_EXERCISE OBJECTIVE_. Look for "this" in each line of the entries, and return the matching lines.

_EXERCISE MATERIALS_.
====================

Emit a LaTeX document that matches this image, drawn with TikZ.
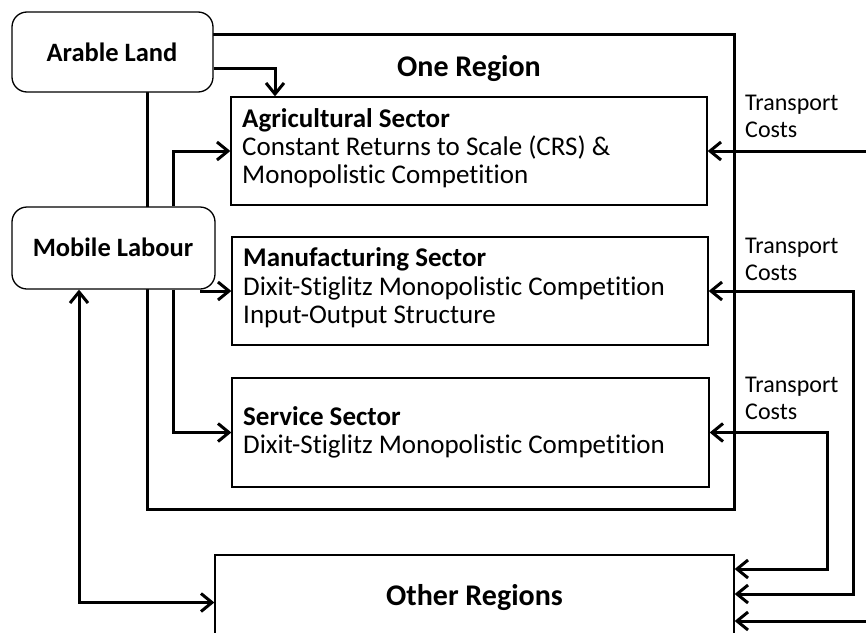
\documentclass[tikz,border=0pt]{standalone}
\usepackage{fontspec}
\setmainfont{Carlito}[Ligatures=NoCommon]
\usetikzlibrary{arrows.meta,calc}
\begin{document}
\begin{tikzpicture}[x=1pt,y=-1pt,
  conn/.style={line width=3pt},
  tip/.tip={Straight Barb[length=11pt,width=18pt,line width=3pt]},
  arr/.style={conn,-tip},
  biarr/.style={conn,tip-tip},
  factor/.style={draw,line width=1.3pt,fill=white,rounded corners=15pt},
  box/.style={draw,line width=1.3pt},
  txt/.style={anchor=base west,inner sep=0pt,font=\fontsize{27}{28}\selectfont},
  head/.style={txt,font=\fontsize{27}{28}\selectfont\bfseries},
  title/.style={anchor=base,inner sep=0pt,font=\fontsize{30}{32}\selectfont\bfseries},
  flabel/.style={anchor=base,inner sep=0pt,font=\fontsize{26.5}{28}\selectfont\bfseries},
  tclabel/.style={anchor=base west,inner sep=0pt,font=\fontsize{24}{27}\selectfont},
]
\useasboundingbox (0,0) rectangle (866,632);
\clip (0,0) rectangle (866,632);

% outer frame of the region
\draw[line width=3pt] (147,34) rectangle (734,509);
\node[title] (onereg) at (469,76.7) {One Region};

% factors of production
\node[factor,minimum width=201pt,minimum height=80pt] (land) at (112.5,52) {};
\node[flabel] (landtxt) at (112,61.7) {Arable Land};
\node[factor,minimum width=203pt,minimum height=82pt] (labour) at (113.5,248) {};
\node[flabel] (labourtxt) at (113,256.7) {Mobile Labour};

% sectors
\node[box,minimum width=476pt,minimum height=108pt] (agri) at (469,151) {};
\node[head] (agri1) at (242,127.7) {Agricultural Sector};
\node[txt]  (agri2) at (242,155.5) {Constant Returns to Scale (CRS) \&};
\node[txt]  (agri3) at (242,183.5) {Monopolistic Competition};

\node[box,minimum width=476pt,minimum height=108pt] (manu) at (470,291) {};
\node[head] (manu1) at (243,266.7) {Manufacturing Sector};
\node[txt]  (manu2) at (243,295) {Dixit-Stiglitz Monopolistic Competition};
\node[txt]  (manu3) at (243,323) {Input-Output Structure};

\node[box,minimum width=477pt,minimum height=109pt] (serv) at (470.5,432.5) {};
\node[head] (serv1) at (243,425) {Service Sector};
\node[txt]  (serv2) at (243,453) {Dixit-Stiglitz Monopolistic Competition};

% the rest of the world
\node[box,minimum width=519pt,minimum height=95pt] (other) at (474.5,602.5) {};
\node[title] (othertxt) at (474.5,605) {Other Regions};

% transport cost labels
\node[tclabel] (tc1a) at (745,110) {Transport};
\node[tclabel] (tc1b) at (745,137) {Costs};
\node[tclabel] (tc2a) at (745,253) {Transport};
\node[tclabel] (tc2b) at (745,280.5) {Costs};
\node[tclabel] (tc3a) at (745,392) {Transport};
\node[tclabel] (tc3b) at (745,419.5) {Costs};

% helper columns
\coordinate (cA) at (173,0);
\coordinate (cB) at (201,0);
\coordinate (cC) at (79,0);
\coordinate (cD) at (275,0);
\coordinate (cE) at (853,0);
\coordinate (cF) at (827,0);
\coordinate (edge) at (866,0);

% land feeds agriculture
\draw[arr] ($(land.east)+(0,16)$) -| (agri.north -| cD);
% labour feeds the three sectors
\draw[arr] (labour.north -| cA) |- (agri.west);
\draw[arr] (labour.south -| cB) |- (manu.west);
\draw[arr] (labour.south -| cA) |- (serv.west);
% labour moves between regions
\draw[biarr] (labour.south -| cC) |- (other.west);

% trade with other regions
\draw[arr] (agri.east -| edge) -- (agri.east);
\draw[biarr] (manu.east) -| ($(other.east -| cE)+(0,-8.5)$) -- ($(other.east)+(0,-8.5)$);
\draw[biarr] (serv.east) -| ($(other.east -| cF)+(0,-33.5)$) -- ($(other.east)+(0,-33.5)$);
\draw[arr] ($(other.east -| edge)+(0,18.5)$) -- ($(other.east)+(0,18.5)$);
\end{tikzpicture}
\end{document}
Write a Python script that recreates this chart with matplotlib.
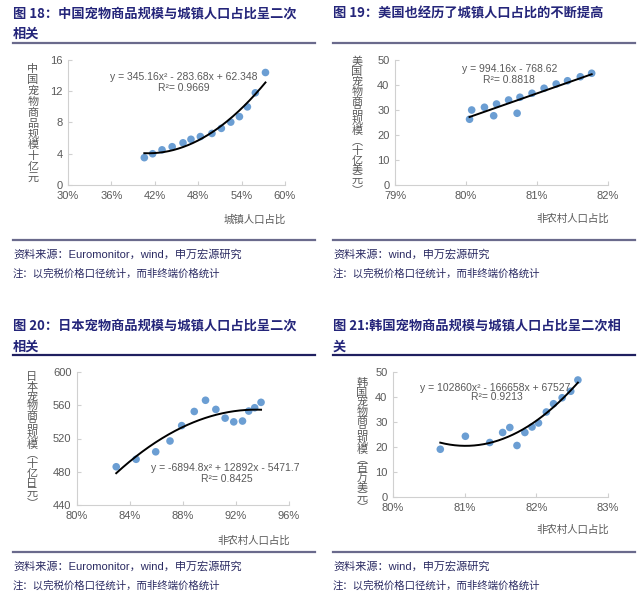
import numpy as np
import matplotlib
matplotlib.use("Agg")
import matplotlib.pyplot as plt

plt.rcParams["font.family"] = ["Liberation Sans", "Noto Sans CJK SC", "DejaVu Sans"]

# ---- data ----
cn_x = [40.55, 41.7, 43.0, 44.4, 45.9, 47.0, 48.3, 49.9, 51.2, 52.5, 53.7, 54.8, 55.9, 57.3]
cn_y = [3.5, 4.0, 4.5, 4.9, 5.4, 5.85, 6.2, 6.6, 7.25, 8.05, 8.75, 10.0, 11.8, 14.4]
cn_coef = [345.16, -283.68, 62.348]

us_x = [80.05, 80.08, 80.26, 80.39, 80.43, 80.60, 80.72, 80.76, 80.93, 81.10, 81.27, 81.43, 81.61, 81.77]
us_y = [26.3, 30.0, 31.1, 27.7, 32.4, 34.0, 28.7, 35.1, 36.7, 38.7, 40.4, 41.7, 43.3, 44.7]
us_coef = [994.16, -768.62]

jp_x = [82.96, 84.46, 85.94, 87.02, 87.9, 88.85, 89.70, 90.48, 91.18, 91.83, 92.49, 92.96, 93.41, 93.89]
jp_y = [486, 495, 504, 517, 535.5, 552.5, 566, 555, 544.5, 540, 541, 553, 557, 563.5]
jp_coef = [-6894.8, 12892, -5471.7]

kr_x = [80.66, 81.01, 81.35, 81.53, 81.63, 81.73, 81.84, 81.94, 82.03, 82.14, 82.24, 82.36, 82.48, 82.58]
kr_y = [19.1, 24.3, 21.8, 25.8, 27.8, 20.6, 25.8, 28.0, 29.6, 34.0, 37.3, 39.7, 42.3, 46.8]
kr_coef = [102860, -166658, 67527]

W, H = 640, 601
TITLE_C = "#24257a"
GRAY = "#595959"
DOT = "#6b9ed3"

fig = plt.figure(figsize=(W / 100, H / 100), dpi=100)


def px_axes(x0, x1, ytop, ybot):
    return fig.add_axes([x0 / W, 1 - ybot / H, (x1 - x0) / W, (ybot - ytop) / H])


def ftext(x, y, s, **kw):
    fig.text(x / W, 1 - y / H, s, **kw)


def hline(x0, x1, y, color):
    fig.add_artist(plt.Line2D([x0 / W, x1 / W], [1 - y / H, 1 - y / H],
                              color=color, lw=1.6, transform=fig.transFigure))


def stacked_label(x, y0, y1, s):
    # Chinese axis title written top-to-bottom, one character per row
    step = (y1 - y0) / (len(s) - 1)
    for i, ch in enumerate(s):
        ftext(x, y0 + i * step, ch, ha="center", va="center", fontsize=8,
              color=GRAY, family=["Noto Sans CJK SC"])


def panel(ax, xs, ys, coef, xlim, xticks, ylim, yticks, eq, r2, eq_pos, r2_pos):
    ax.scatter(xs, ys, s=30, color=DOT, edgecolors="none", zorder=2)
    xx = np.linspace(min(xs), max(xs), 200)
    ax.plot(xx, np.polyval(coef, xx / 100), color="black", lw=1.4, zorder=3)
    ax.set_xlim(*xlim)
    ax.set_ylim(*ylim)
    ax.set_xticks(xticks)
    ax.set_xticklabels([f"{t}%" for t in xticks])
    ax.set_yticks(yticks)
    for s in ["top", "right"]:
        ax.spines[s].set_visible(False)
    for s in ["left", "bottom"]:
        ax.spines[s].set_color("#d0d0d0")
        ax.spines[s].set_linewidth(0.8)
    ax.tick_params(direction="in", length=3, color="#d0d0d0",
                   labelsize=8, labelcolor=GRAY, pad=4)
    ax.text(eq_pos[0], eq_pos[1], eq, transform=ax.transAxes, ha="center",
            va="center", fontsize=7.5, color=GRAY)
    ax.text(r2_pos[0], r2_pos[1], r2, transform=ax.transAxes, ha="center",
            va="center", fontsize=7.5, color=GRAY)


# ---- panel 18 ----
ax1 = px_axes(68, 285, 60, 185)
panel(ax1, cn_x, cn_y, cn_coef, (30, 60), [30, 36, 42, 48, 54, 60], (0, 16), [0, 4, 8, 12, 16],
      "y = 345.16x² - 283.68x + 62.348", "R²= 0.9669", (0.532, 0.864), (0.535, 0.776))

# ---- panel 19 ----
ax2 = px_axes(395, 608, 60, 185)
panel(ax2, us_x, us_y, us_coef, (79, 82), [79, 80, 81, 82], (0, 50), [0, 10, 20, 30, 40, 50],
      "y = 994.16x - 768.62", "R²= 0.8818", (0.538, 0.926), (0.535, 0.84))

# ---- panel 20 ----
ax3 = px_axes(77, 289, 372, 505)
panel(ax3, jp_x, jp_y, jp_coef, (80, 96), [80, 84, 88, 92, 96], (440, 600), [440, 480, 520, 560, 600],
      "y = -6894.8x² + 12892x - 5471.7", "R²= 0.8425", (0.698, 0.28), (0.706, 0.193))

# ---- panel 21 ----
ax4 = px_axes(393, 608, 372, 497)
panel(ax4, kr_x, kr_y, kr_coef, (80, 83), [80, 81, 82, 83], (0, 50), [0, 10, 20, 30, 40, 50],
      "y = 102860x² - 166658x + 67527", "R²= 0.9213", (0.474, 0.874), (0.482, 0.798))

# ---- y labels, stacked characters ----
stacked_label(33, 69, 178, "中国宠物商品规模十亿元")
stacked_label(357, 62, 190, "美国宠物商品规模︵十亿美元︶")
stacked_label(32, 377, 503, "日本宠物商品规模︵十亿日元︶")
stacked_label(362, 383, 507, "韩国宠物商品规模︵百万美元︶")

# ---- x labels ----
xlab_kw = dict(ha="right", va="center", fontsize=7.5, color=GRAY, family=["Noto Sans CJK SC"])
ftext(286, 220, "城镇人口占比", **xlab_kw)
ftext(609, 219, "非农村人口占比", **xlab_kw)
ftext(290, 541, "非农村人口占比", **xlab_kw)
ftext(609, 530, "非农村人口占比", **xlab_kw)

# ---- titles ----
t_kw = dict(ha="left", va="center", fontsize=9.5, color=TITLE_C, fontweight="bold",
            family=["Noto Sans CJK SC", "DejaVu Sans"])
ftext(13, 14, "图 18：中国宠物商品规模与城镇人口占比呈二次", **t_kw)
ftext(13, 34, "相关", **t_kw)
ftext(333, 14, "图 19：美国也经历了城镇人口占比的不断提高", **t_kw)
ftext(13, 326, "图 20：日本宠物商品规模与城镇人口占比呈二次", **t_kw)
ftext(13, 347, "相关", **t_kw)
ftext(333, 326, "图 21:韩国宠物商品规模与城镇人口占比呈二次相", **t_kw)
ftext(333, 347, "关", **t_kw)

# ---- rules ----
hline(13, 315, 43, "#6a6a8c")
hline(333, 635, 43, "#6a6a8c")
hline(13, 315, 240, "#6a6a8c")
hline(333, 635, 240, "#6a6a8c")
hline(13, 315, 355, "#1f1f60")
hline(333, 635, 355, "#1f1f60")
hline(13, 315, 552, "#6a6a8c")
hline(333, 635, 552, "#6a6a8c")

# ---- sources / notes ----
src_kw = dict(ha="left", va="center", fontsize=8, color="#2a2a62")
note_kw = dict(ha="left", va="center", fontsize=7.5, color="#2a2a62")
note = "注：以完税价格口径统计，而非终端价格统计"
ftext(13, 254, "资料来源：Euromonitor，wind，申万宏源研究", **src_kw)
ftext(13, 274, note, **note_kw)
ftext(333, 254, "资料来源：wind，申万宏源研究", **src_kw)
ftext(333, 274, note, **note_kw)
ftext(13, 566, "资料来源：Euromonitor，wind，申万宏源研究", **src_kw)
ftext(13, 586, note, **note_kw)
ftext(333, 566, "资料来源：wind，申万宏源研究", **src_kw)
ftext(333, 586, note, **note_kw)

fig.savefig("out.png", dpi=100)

====================

_ANSWER TO THE TASK_.
Emit a LaTeX document that matches this image, drawn with TikZ.
Write a Python script that recreates this chart with matplotlib.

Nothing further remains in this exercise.